Когда я вернулась в смотровую, пациентка уже разулась. Я выудила из выдвижного ящика пару компрессионных носков и, усевшись в кресло на колесиках, подкатила к миссис Больные Лодыжки, а потом похлопала себя по коленям:
– Не могли бы вы положить сюда ногу?
Она попыталась, но горы сдавленной плоти не позволили поднять ногу выше шести дюймов над полом. Я откатила кресло, опустилась на одно колено и стала натягивать ей носок. Пациентка покряхтывала, явно испытывая неудобства, но я хорошо справляюсь с такими процедурами. Оба носка были надеты в рекордно короткое время.
– На всякий случай я дам вам запасную пару: скорее всего, она понадобится. Вы должны носить их по крайней мере…
– Доктор мне объяснил, – перебила она. – И что ноги нужно держать повыше.
– Совершенно верно.
Я встала, вернулась к выдвинутому ящику, достала еще одну пару носков и повернулась к пациентке.
– Вы попали в автомобильную катастрофу? – вдруг спросила она.
И коснулась своей верхней губы. Можно подумать, я и без того не понимаю, о чем речь. Можно подумать, я не живу с этим каждый божий день с момента появления на свет.
Но все-таки пациентке удалось слегка меня ошеломить, поэтому я не сразу ответила. И прокляла себя за то, что не вернула на место маску.
Когда живешь с уродством, забыть о нем невозможно.
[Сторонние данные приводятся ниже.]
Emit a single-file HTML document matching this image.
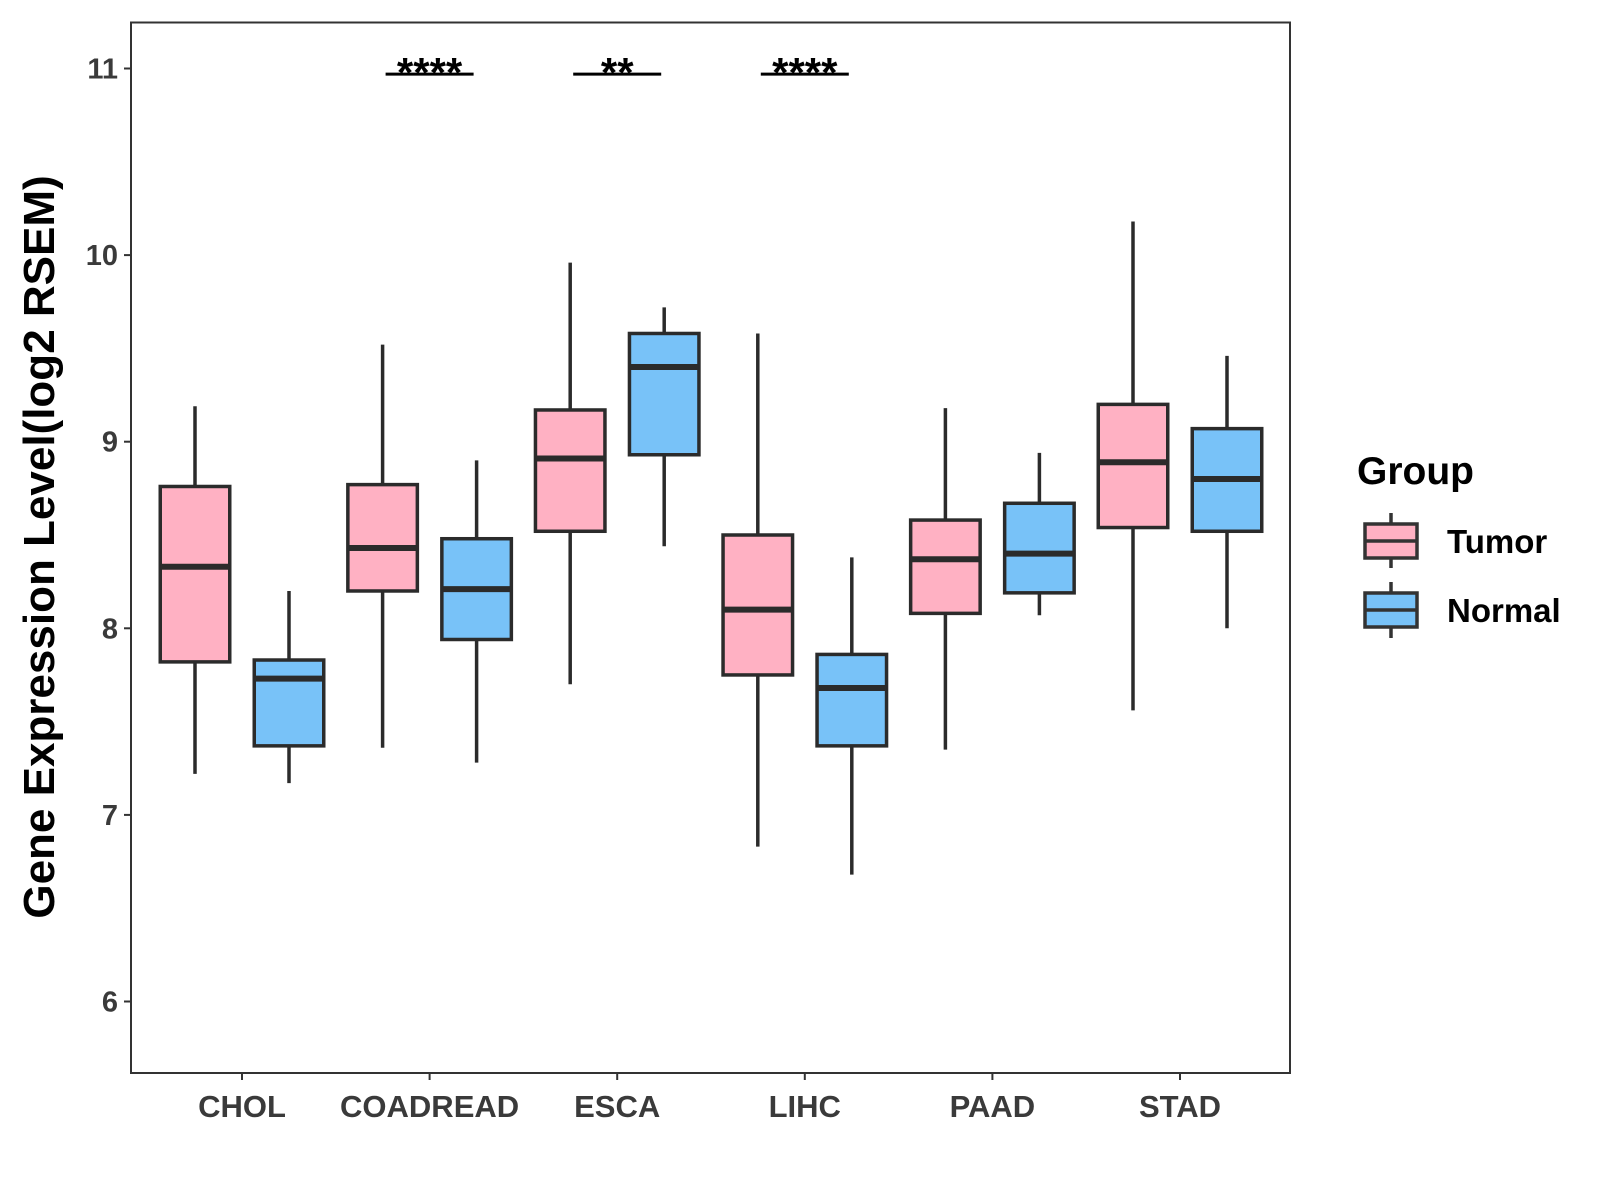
<!DOCTYPE html>
<html><head><meta charset="utf-8"><style>
html,body{margin:0;padding:0;background:#fff;}
svg{display:block;font-family:"Liberation Sans",Arial,sans-serif;}
</style></head><body>
<svg id="chart" width="1600" height="1200" viewBox="0 0 1600 1200" xmlns="http://www.w3.org/2000/svg">
<rect x="0" y="0" width="1600" height="1200" fill="#fff"/>
<g id="plot"></g>
<rect x="131" y="22.5" width="1159" height="1050.5" fill="none" stroke="#333" stroke-width="2"/>
<text transform="translate(54,547) rotate(-90)" text-anchor="middle" font-size="44" font-weight="bold" fill="#000">Gene Expression Level(log2 RSEM)</text>
<g>
<text x="1357" y="484" font-size="39" font-weight="bold" fill="#000">Group</text>
<g>
<line x1="1391" y1="513" x2="1391" y2="568" stroke="#333" stroke-width="3.5"/>
<rect x="1365" y="524" width="52" height="34" fill="#FFB1C3" stroke="#333" stroke-width="3.5"/>
<line x1="1365" y1="541" x2="1417" y2="541" stroke="#333" stroke-width="3.5"/>
<text x="1447" y="553" font-size="33" font-weight="bold" fill="#000">Tumor</text>
</g>
<g>
<line x1="1391" y1="582" x2="1391" y2="638" stroke="#333" stroke-width="3.5"/>
<rect x="1365" y="593" width="52" height="34" fill="#78C2F8" stroke="#333" stroke-width="3.5"/>
<line x1="1365" y1="610" x2="1417" y2="610" stroke="#333" stroke-width="3.5"/>
<text x="1447" y="622" font-size="33" font-weight="bold" fill="#000">Normal</text>
</g>
</g>
</svg>
<script>
const categories = ["CHOL","COADREAD","ESCA","LIHC","PAAD","STAD"];
const tumorLow  = [7.22,7.36,7.70,6.83,7.35,7.56];
const tumorQ1   = [7.82,8.20,8.52,7.75,8.08,8.54];
const tumorMed  = [8.33,8.43,8.91,8.10,8.37,8.89];
const tumorQ3   = [8.76,8.77,9.17,8.50,8.58,9.20];
const tumorHigh = [9.19,9.52,9.96,9.58,9.18,10.18];
const normalLow  = [7.17,7.28,8.44,6.68,8.07,8.00];
const normalQ1   = [7.37,7.94,8.93,7.37,8.19,8.52];
const normalMed  = [7.73,8.21,9.40,7.68,8.40,8.80];
const normalQ3   = [7.83,8.48,9.58,7.86,8.67,9.07];
const normalHigh = [8.20,8.90,9.72,8.38,8.94,9.46];
const yTicks = [6,7,8,9,10,11];
const sigLabels = ["","****","**","****","",""];
const sigLevel = 10.97;

const NS="http://www.w3.org/2000/svg";
const g=document.getElementById('plot');
function y(v){return 1001.5-(v-6)*186.6;}
function x(i){return 242+i*187.6;}
function mk(t,a){const e=document.createElementNS(NS,t);for(const k in a)e.setAttribute(k,a[k]);g.appendChild(e);return e;}
const bw=69.5, off=47;
yTicks.forEach(t=>{
  const l=mk('line',{x1:124,x2:131,y1:y(t),y2:y(t),stroke:'#333','stroke-width':2});
  
  
  const tx=mk('text',{x:118,y:y(t)+10,'text-anchor':'end','font-size':29,'font-weight':'bold',fill:'#3a3a3a'});
  tx.textContent=t;
  
  
});
function box(cx,lo,q1,md,q3,hi,fill,name){
  const w=mk('line',{x1:cx,x2:cx,y1:y(lo),y2:y(hi),stroke:'#2b2b2b','stroke-width':3.5});
  
  
  const r=mk('rect',{x:cx-bw/2,y:y(q3),width:bw,height:y(q1)-y(q3),fill:fill,stroke:'#2b2b2b','stroke-width':3.5});
  
  
  const m=mk('line',{x1:cx-bw/2,x2:cx+bw/2,y1:y(md),y2:y(md),stroke:'#2b2b2b','stroke-width':6});
  
  
}
categories.forEach((c,i)=>{
  const cx=x(i);
  const tk=mk('line',{x1:cx,x2:cx,y1:1073,y2:1080,stroke:'#333','stroke-width':2});
  
  
  const tl=mk('text',{x:cx,y:1117,'text-anchor':'middle','font-size':31,'font-weight':'bold',fill:'#3a3a3a'});
  tl.textContent=c;
  
  
  box(cx-off,tumorLow[i],tumorQ1[i],tumorMed[i],tumorQ3[i],tumorHigh[i],'#FFB1C3','tumor-'+c.toLowerCase());
  box(cx+off,normalLow[i],normalQ1[i],normalMed[i],normalQ3[i],normalHigh[i],'#78C2F8','normal-'+c.toLowerCase());
  if(sigLabels[i]){
    const sl=mk('line',{x1:cx-44,x2:cx+44,y1:y(sigLevel),y2:y(sigLevel),stroke:'#000','stroke-width':3});
    
    
    const st=mk('text',{x:cx,y:y(sigLevel)+13,'text-anchor':'middle','font-size':42,'font-weight':'bold',fill:'#000'});
    st.textContent=sigLabels[i];
    
    
  }
});
</script>
</body></html>
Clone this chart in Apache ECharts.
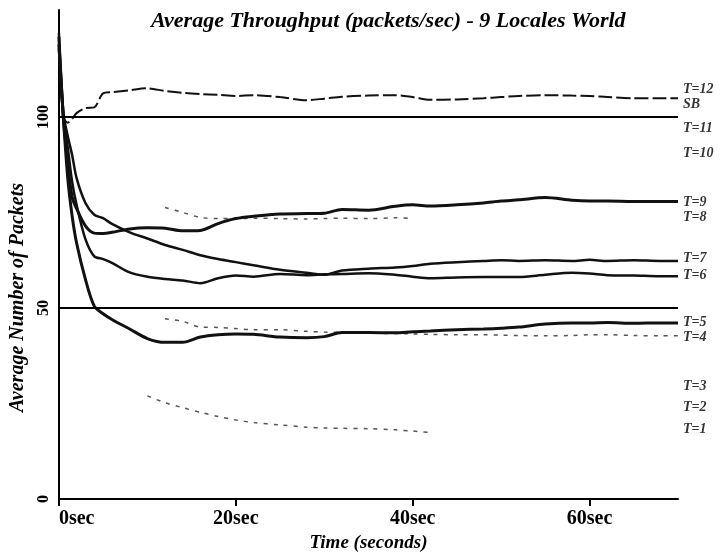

Напоминания каждый раз смотрят из зеркала в ванной, оживают, когда прикасаешься к своему лицу, неизменно читаются во взглядах незнакомцев, которые разглядывают тебя, стараясь делать это незаметно.
Уродство видят все, но крайне редко о нем заговаривают. Вообще-то люди – существа отстойные, но тут надо отдать им должное: им не хочется выглядеть грубыми.
– Нет, – ответила я. – Это врожденная черепно-лицевая патология. Сложный случай заячьей губы и волчьей пасти. Шрам остался после одной из операций.
– Не болит, милая? – спросила миссис Мейсон.
Больше всего, черт его дери, меня взбесило, что это прозвучало искренне. Она действительно надеялась, что я не испытываю физических страданий.
– Нет, – заверила я, – совсем не болит.
– Вот и хорошо, – сказала она со слабой улыбкой. Я тоже улыбнулась в ответ. А потом устыдилась, что раньше мысленно гнобила ее. Уж кому-кому, но не мне критиковать чужую внешность.
Я вручила пациентке еще одни носки и сказала, что она может идти, когда обуется. Я бы даже, наверное, помогла ей с туфлями, но тут начал звонить телефон. Пришлось выскочить из смотровой и мчаться по коридору к стойке администратора.
– Горбольница Локсбурга, – сказала я в трубку.
Это был водитель скорой. Он звонил предупредить, что везет пострадавшего при пожаре на Мишо-роуд и парень в тяжелом состоянии.